_Instructions for the task_. Copy everything in the listing below word for word, apart from any images.

─── Source data ───

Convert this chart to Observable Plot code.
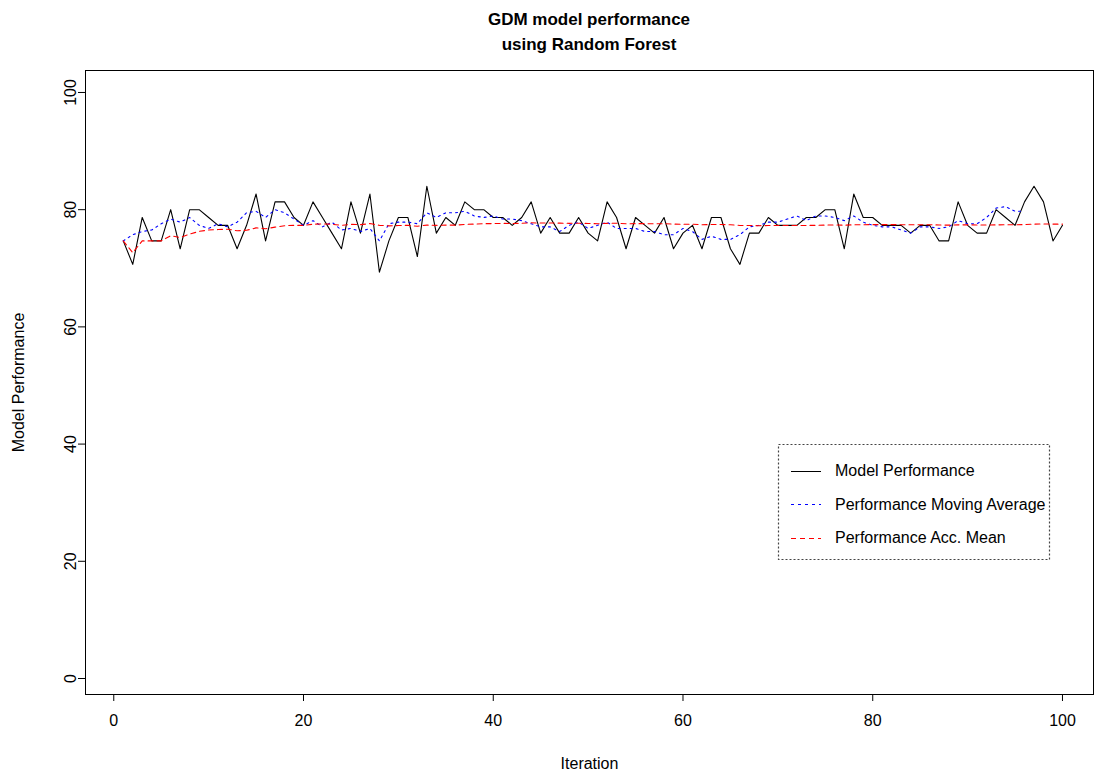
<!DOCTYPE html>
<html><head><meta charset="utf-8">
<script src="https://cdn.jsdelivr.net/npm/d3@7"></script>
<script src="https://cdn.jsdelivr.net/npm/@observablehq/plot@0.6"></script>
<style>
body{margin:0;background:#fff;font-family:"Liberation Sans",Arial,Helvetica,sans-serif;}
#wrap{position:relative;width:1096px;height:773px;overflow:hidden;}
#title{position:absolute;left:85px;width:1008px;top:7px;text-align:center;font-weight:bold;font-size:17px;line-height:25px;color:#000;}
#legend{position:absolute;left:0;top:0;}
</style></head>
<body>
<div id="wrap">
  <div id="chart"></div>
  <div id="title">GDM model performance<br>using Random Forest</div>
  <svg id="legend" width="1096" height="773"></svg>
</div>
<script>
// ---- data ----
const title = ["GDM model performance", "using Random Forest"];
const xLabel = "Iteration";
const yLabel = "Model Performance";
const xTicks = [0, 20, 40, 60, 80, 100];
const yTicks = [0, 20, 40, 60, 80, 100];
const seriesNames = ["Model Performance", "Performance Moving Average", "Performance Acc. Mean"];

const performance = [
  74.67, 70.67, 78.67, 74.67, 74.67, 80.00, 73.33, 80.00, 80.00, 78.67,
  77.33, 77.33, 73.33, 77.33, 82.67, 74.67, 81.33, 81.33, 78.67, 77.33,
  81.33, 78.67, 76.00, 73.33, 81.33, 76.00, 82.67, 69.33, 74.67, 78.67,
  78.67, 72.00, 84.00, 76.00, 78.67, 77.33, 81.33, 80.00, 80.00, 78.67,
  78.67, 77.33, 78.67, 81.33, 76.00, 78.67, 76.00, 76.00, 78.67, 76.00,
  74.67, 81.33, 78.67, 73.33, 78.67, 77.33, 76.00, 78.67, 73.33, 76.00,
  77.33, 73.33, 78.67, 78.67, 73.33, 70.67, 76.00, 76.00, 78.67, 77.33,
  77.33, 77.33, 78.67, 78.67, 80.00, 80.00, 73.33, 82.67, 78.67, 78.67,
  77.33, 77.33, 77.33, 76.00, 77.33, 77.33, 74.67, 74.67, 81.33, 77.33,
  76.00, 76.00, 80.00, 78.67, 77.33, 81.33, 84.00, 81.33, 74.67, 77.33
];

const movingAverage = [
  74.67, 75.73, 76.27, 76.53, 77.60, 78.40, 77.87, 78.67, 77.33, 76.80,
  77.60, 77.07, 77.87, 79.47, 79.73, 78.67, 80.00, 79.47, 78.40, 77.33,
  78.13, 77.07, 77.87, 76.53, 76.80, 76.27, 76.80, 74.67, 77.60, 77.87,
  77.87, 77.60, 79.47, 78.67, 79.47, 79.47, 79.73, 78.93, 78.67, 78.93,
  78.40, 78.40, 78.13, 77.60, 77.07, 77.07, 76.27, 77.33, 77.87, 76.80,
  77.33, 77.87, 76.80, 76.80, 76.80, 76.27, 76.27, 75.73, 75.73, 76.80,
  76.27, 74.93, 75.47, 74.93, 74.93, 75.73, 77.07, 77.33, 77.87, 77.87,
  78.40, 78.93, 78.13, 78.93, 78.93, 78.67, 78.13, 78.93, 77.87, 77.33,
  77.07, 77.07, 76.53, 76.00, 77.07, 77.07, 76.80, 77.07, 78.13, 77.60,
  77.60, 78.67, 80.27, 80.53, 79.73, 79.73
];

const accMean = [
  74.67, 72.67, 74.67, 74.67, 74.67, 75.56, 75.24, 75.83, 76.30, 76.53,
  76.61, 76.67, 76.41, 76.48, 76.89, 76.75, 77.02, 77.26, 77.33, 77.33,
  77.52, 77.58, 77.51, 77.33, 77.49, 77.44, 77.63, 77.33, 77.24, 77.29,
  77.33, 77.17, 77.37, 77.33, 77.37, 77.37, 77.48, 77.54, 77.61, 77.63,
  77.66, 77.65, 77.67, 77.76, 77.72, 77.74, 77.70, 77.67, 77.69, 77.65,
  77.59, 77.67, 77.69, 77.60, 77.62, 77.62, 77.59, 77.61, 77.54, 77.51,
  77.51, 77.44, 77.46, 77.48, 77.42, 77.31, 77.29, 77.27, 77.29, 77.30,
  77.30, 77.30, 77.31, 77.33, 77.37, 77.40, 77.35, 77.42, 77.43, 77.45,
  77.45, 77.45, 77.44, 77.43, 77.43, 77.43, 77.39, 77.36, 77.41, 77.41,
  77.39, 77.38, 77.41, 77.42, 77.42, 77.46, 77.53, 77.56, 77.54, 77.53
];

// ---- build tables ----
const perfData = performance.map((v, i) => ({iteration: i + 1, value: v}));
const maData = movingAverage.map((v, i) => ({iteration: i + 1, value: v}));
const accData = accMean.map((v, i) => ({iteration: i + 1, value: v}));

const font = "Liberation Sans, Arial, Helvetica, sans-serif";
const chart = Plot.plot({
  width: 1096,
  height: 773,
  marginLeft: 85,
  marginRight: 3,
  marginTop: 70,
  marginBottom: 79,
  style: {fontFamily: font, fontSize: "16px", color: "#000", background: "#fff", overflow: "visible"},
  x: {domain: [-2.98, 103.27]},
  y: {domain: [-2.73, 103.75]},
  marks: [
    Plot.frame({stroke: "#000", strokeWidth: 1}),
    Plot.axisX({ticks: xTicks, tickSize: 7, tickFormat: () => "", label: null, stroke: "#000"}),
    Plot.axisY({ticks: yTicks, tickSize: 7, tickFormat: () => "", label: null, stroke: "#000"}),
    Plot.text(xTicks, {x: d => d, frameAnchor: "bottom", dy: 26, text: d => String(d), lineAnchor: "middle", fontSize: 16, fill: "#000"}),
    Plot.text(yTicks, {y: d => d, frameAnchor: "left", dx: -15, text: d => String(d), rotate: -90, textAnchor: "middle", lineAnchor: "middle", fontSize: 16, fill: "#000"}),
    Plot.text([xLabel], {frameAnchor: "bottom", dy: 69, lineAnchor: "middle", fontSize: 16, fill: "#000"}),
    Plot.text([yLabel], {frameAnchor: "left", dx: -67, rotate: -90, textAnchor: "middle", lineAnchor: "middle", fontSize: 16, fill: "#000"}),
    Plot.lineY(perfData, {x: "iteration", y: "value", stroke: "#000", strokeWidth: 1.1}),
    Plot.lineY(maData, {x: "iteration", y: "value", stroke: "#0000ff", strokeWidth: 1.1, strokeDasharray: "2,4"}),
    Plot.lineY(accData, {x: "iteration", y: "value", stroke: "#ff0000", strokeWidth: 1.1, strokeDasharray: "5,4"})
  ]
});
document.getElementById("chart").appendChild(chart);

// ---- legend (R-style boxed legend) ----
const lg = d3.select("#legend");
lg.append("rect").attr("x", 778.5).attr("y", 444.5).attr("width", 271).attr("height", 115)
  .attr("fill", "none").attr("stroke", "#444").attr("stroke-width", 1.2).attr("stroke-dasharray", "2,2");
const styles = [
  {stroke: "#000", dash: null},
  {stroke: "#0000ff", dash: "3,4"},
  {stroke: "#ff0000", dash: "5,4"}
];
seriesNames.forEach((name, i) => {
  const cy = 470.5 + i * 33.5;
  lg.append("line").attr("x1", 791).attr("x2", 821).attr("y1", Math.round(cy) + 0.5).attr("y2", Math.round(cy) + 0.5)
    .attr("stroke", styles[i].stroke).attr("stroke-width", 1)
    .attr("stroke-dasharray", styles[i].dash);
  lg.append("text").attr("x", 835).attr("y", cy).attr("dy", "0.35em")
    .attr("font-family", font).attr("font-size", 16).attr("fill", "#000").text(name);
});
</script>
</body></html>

───

_Result of the exercise_.
Convert this chart to Observable Plot code.
<!DOCTYPE html>
<html><head><meta charset="utf-8">
<script src="https://cdn.jsdelivr.net/npm/d3@7"></script>
<script src="https://cdn.jsdelivr.net/npm/@observablehq/plot@0.6"></script>
<style>
body{margin:0;background:#fff;font-family:"Liberation Sans",Arial,Helvetica,sans-serif;}
#wrap{position:relative;width:1096px;height:773px;overflow:hidden;}
#title{position:absolute;left:85px;width:1008px;top:7px;text-align:center;font-weight:bold;font-size:17px;line-height:25px;color:#000;}
#legend{position:absolute;left:0;top:0;}
</style></head>
<body>
<div id="wrap">
  <div id="chart"></div>
  <div id="title">GDM model performance<br>using Random Forest</div>
  <svg id="legend" width="1096" height="773"></svg>
</div>
<script>
// ---- data ----
const title = ["GDM model performance", "using Random Forest"];
const xLabel = "Iteration";
const yLabel = "Model Performance";
const xTicks = [0, 20, 40, 60, 80, 100];
const yTicks = [0, 20, 40, 60, 80, 100];
const seriesNames = ["Model Performance", "Performance Moving Average", "Performance Acc. Mean"];

const performance = [
  74.67, 70.67, 78.67, 74.67, 74.67, 80.00, 73.33, 80.00, 80.00, 78.67,
  77.33, 77.33, 73.33, 77.33, 82.67, 74.67, 81.33, 81.33, 78.67, 77.33,
  81.33, 78.67, 76.00, 73.33, 81.33, 76.00, 82.67, 69.33, 74.67, 78.67,
  78.67, 72.00, 84.00, 76.00, 78.67, 77.33, 81.33, 80.00, 80.00, 78.67,
  78.67, 77.33, 78.67, 81.33, 76.00, 78.67, 76.00, 76.00, 78.67, 76.00,
  74.67, 81.33, 78.67, 73.33, 78.67, 77.33, 76.00, 78.67, 73.33, 76.00,
  77.33, 73.33, 78.67, 78.67, 73.33, 70.67, 76.00, 76.00, 78.67, 77.33,
  77.33, 77.33, 78.67, 78.67, 80.00, 80.00, 73.33, 82.67, 78.67, 78.67,
  77.33, 77.33, 77.33, 76.00, 77.33, 77.33, 74.67, 74.67, 81.33, 77.33,
  76.00, 76.00, 80.00, 78.67, 77.33, 81.33, 84.00, 81.33, 74.67, 77.33
];

const movingAverage = [
  74.67, 75.73, 76.27, 76.53, 77.60, 78.40, 77.87, 78.67, 77.33, 76.80,
  77.60, 77.07, 77.87, 79.47, 79.73, 78.67, 80.00, 79.47, 78.40, 77.33,
  78.13, 77.07, 77.87, 76.53, 76.80, 76.27, 76.80, 74.67, 77.60, 77.87,
  77.87, 77.60, 79.47, 78.67, 79.47, 79.47, 79.73, 78.93, 78.67, 78.93,
  78.40, 78.40, 78.13, 77.60, 77.07, 77.07, 76.27, 77.33, 77.87, 76.80,
  77.33, 77.87, 76.80, 76.80, 76.80, 76.27, 76.27, 75.73, 75.73, 76.80,
  76.27, 74.93, 75.47, 74.93, 74.93, 75.73, 77.07, 77.33, 77.87, 77.87,
  78.40, 78.93, 78.13, 78.93, 78.93, 78.67, 78.13, 78.93, 77.87, 77.33,
  77.07, 77.07, 76.53, 76.00, 77.07, 77.07, 76.80, 77.07, 78.13, 77.60,
  77.60, 78.67, 80.27, 80.53, 79.73, 79.73
];

const accMean = [
  74.67, 72.67, 74.67, 74.67, 74.67, 75.56, 75.24, 75.83, 76.30, 76.53,
  76.61, 76.67, 76.41, 76.48, 76.89, 76.75, 77.02, 77.26, 77.33, 77.33,
  77.52, 77.58, 77.51, 77.33, 77.49, 77.44, 77.63, 77.33, 77.24, 77.29,
  77.33, 77.17, 77.37, 77.33, 77.37, 77.37, 77.48, 77.54, 77.61, 77.63,
  77.66, 77.65, 77.67, 77.76, 77.72, 77.74, 77.70, 77.67, 77.69, 77.65,
  77.59, 77.67, 77.69, 77.60, 77.62, 77.62, 77.59, 77.61, 77.54, 77.51,
  77.51, 77.44, 77.46, 77.48, 77.42, 77.31, 77.29, 77.27, 77.29, 77.30,
  77.30, 77.30, 77.31, 77.33, 77.37, 77.40, 77.35, 77.42, 77.43, 77.45,
  77.45, 77.45, 77.44, 77.43, 77.43, 77.43, 77.39, 77.36, 77.41, 77.41,
  77.39, 77.38, 77.41, 77.42, 77.42, 77.46, 77.53, 77.56, 77.54, 77.53
];

// ---- build tables ----
const perfData = performance.map((v, i) => ({iteration: i + 1, value: v}));
const maData = movingAverage.map((v, i) => ({iteration: i + 1, value: v}));
const accData = accMean.map((v, i) => ({iteration: i + 1, value: v}));

const font = "Liberation Sans, Arial, Helvetica, sans-serif";
const chart = Plot.plot({
  width: 1096,
  height: 773,
  marginLeft: 85,
  marginRight: 3,
  marginTop: 70,
  marginBottom: 79,
  style: {fontFamily: font, fontSize: "16px", color: "#000", background: "#fff", overflow: "visible"},
  x: {domain: [-2.98, 103.27]},
  y: {domain: [-2.73, 103.75]},
  marks: [
    Plot.frame({stroke: "#000", strokeWidth: 1}),
    Plot.axisX({ticks: xTicks, tickSize: 7, tickFormat: () => "", label: null, stroke: "#000"}),
    Plot.axisY({ticks: yTicks, tickSize: 7, tickFormat: () => "", label: null, stroke: "#000"}),
    Plot.text(xTicks, {x: d => d, frameAnchor: "bottom", dy: 26, text: d => String(d), lineAnchor: "middle", fontSize: 16, fill: "#000"}),
    Plot.text(yTicks, {y: d => d, frameAnchor: "left", dx: -15, text: d => String(d), rotate: -90, textAnchor: "middle", lineAnchor: "middle", fontSize: 16, fill: "#000"}),
    Plot.text([xLabel], {frameAnchor: "bottom", dy: 69, lineAnchor: "middle", fontSize: 16, fill: "#000"}),
    Plot.text([yLabel], {frameAnchor: "left", dx: -67, rotate: -90, textAnchor: "middle", lineAnchor: "middle", fontSize: 16, fill: "#000"}),
    Plot.lineY(perfData, {x: "iteration", y: "value", stroke: "#000", strokeWidth: 1.1}),
    Plot.lineY(maData, {x: "iteration", y: "value", stroke: "#0000ff", strokeWidth: 1.1, strokeDasharray: "2,4"}),
    Plot.lineY(accData, {x: "iteration", y: "value", stroke: "#ff0000", strokeWidth: 1.1, strokeDasharray: "5,4"})
  ]
});
document.getElementById("chart").appendChild(chart);

// ---- legend (R-style boxed legend) ----
const lg = d3.select("#legend");
lg.append("rect").attr("x", 778.5).attr("y", 444.5).attr("width", 271).attr("height", 115)
  .attr("fill", "none").attr("stroke", "#444").attr("stroke-width", 1.2).attr("stroke-dasharray", "2,2");
const styles = [
  {stroke: "#000", dash: null},
  {stroke: "#0000ff", dash: "3,4"},
  {stroke: "#ff0000", dash: "5,4"}
];
seriesNames.forEach((name, i) => {
  const cy = 470.5 + i * 33.5;
  lg.append("line").attr("x1", 791).attr("x2", 821).attr("y1", Math.round(cy) + 0.5).attr("y2", Math.round(cy) + 0.5)
    .attr("stroke", styles[i].stroke).attr("stroke-width", 1)
    .attr("stroke-dasharray", styles[i].dash);
  lg.append("text").attr("x", 835).attr("y", cy).attr("dy", "0.35em")
    .attr("font-family", font).attr("font-size", 16).attr("fill", "#000").text(name);
});
</script>
</body></html>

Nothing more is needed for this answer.